4. Do manage your finances
Before you scale your business, assess your current financial status. Take a look at your expenses, profit, and your bottom line. Scaling your business will cost money in some shape, so you’ll want to make sure that you invest wisely. You also want to make sure that your scaling costs are manageable. Start by collecting a list of all potential scaling costs to get an idea of how much capital or budget you’ll need.
Then consider whether you need additional capital or if you have enough to spare in your profit margin. Also, determine your risk tolerance level. If the budget seems tight, then don’t hesitate to go back to the drawing board or wait until your finances are healthier.

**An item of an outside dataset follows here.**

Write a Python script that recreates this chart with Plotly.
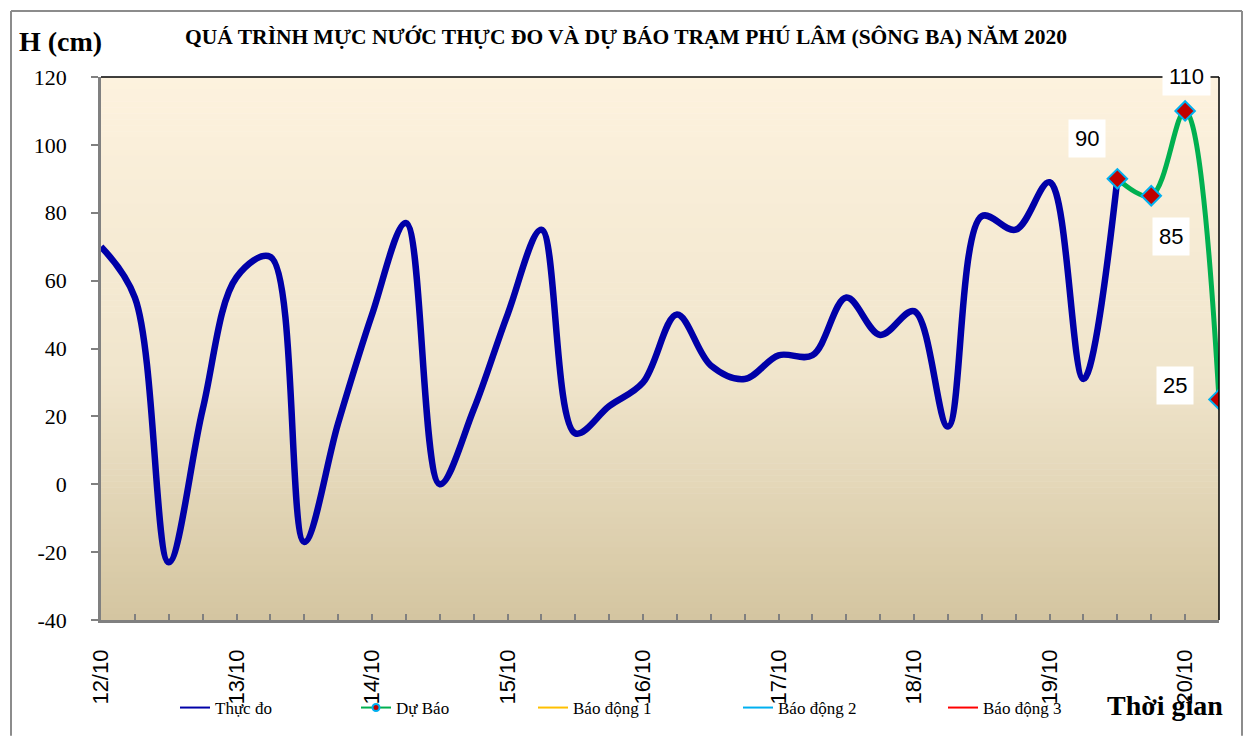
import plotly.graph_objects as go

# ---------------- data ----------------
tick_labels = ["12/10", "13/10", "14/10", "15/10", "16/10", "17/10", "18/10", "19/10", "20/10"]
y_tick_vals = [-40, -20, 0, 20, 40, 60, 80, 100, 120]
y_tick_text = ["-40", "-20", "0", "20", "40", "60", "80", "100", "120"]
obs_values = [70, 55, -23, 22, 61, 67, -17, 18, 50, 77, 0, 22, 50, 75, 15, 23, 30, 50,
              35, 31, 38, 38, 55, 44, 51, 17, 79, 75, 89, 31, 90]
fc_values = [90, 85, 110, 25]
fc_start = 30
series_names = ["Thực đo", "Dự Báo", "Báo động 1", "Báo động 2", "Báo động 3"]

obs_x = list(range(len(obs_values)))
fc_x = list(range(fc_start, fc_start + len(fc_values)))
n_pts = fc_start + len(fc_values)

# ---------------- geometry helpers (page pixels) ----------------
OFF = 8  # browser body margin
W, H = 1253 - 2 * OFF, 745 - 2 * OFF
L, R, T, B = 101, 1219, 77, 621


def px(x):
    return (x - L) / (R - L)


def py(y):
    return (B - y) / (B - T)


fig = go.Figure()

fig.add_trace(go.Scatter(x=obs_x, y=obs_values, mode="lines",
                         line=dict(color="#0000A8", width=6.5, shape="spline", smoothing=1.0),
                         showlegend=False, hoverinfo="y"))
fig.add_trace(go.Scatter(x=fc_x, y=fc_values, mode="lines+markers",
                         line=dict(color="#00B050", width=5, shape="spline", smoothing=1.0),
                         marker=dict(symbol="diamond", size=15, color="#C00000",
                                     line=dict(color="#00B0F0", width=2)),
                         showlegend=False, hoverinfo="y"))

# legend entries (each in its own legend for exact placement)
leg_styles = [
    dict(mode="lines", line=dict(color="#0000A8", width=2)),
    dict(mode="lines+markers", line=dict(color="#00B050", width=2),
         marker=dict(symbol="circle", size=7, color="#C00000", line=dict(color="#00B0F0", width=2))),
    dict(mode="lines", line=dict(color="#FFC000", width=2)),
    dict(mode="lines", line=dict(color="#00B0F0", width=2)),
    dict(mode="lines", line=dict(color="#FF0000", width=2)),
]
leg_x = [175, 356, 533, 738, 943]
legend_layouts = {}
for i, (name, st) in enumerate(zip(series_names, leg_styles)):
    key = "legend" if i == 0 else "legend%d" % (i + 1)
    fig.add_trace(go.Scatter(x=[None], y=[None], name=name, showlegend=True, legend=key, **st))
    legend_layouts[key] = dict(orientation="h", x=px(leg_x[i]), y=py(708), xanchor="left",
                               yanchor="middle", bgcolor="rgba(0,0,0,0)",
                               font=dict(family="Liberation Serif", size=17, color="black"))

# ---------------- background gradient ----------------
shapes = []
top_c = (253, 242, 222)
mid_c = (240, 229, 204)
bot_c = (212, 197, 160)
N = 90
for i in range(N):
    t = (i + 0.5) / N  # 0 at top, 1 at bottom
    if t < 0.55:
        f = t / 0.55
        c = [round(top_c[k] + (mid_c[k] - top_c[k]) * f) for k in range(3)]
    else:
        f = (t - 0.55) / 0.45
        c = [round(mid_c[k] + (bot_c[k] - mid_c[k]) * f) for k in range(3)]
    y1 = 1 - i / N
    y0 = 1 - (i + 1) / N
    shapes.append(dict(type="rect", xref="x domain", yref="y domain", x0=0, x1=1,
                       y0=y0 - 0.001, y1=y1, fillcolor="rgb(%d,%d,%d)" % tuple(c),
                       line=dict(width=0), layer="below"))

# plot border top & right (black)
shapes.append(dict(type="line", xref="x domain", yref="y domain", x0=0, x1=1, y0=1, y1=1,
                   line=dict(color="black", width=1.5)))
shapes.append(dict(type="line", xref="x domain", yref="y domain", x0=1, x1=1, y0=0, y1=1,
                   line=dict(color="black", width=1.5)))
# outer figure frame (left, top, right)
fl, ft, fr, fb = px(11), py(11), px(1242), py(737)
for (a, b, c, d) in [(fl, fb, fl, ft), (fl, ft, fr, ft), (fr, ft, fr, fb)]:
    shapes.append(dict(type="line", xref="paper", yref="paper", x0=a, y0=b, x1=c, y1=d,
                       line=dict(color="#8C8C8C", width=2)))

# ---------------- annotations ----------------
ann = []
ann.append(dict(text="<b>QUÁ TRÌNH MỰC NƯỚC THỰC ĐO VÀ DỰ BÁO TRẠM PHÚ LÂM (SÔNG BA) NĂM 2020</b>",
                xref="paper", yref="paper", x=px(626), y=py(37), xanchor="center", yanchor="middle",
                showarrow=False, font=dict(family="Liberation Serif", size=21.5, color="black")))
ann.append(dict(text="<b>H (cm)</b>", xref="paper", yref="paper", x=px(60), y=py(41),
                xanchor="center", yanchor="middle",
                showarrow=False, font=dict(family="Liberation Serif", size=28, color="black")))
ann.append(dict(text="<b>Thời gian</b>", xref="paper", yref="paper", x=px(1165), y=py(707),
                xanchor="center", yanchor="middle",
                showarrow=False, font=dict(family="Liberation Serif", size=28, color="black")))

label_shifts = [(-30, 40), (20, -41), (1, 34), (-44, 14)]
for xv, yv, (dx, dy) in zip(fc_x, fc_values, label_shifts):
    ann.append(dict(text=str(yv), x=xv, y=yv, xref="x", yref="y", showarrow=False,
                    xshift=dx, yshift=dy, bgcolor="white", borderpad=6,
                    font=dict(family="Liberation Sans", size=22, color="black")))

# ---------------- axes ----------------
tickvals = list(range(n_pts))
ticktext = [tick_labels[i // 4] if i % 4 == 0 and i // 4 < len(tick_labels) else "" for i in tickvals]

fig.update_layout(
    width=W, height=H,
    margin=dict(l=L - OFF, r=W - (R - OFF), t=T - OFF, b=H - (B - OFF)),
    paper_bgcolor="white", plot_bgcolor="rgba(0,0,0,0)",
    shapes=shapes, annotations=ann,
    xaxis=dict(range=[0, n_pts - 1], tickvals=tickvals, ticktext=ticktext, tickangle=-90,
               ticks="inside", ticklen=6, tickcolor="#808080", tickwidth=1.5,
               showline=True, linecolor="#808080", linewidth=2.5, showgrid=False, zeroline=False,
               tickfont=dict(family="Liberation Sans", size=22, color="black"),
               ticklabelstandoff=18),
    yaxis=dict(range=[-40, 120], tickvals=y_tick_vals, ticktext=y_tick_text,
               ticks="outside", ticklen=7, tickcolor="#808080", tickwidth=1.5,
               showline=True, linecolor="#808080", linewidth=2.5, showgrid=False, zeroline=False,
               tickfont=dict(family="Liberation Serif", size=22, color="black"),
               ticklabelstandoff=20),
    **legend_layouts,
)

fig.write_html("out.html")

Related: 15 Ways to Scale Your Business and Make More Money
5. Do achieve your goals first
One of the most important signs that it’s time to scale up is when you accomplish your initial business goals. For example, you’ve reached a specific profit margin, achieved a certain amount of sales, or hired a specified number of employees.
Once these goals are met, then consider scaling your business. Scaling your business before these goals are met could lead to a lot of confusion about what move to make next.
6. Don’t live in the past
Innovation suffers when businesses do things the way they have always been done. Don’t be afraid to leave business processes in the past if they don’t seem like an asset to your company. You can also outsource non-essential duties to other companies to ensure your business has more time to focus on scaling.
7. Don’t ignore your limitations
Ignoring your limitations could cause your business great harm. In fact, ignoring limits could even cause your business to fail. That’s what happens to 74% of tech startups who decide to scale up before the time is right. Some limitations to consider include your capital, your current computing systems, and how many employees you have.
8. Don’t gloss over IT
Tech companies know all about IT — but is your IT system currently prepared for scaling up? Before you go full speed ahead, check in with your IT system’s capabilities.
Make sure your servers, CRM systems, and all other computing systems are ready to handle a surge in business before you scale. Keep in mind, that automation may be necessary, though arduous, to streamline disparate systems. Assessing the missing connectors and then optimizing these pathways will be critical to solving before scaling.
Related: 3 Proven Ways to Grow Your Business Without a Lot of Money
9. Don’t hire in a pinch
Take your time, and hire the best people for your company. Don’t feel pressured to hire more people just because you have a vision of scaling up. Hiring more people could also be a sign to slow down to avoid draining more resources. Scaling is a process. It’s best to have the right people to support scaling your business rather than semi-qualified employees trying to do their jobs.
10. Don’t be carelessly optimistic
Optimism is a wonderful quality, but in business, you must also be realistic. Avoid getting overly excited about an idea or strategy without thoroughly studying it and testing it first. There’s no rush, and you’ll be happy you looked at multiple strategies instead of settling on the first one that sounded like a great idea.
Be optimistic, but don’t be careless about choosing the best strategy to scale your business. Sometimes the best strategy is not to scale until you’re completely ready to handle the additional responsibilities.
Scale your business when your business, employees, and systems are ready for it. When it comes to growing your business, timing is everything. The right timing means that your business is ready and able to handle a surge in growth. So, scale your business the right way at the right time.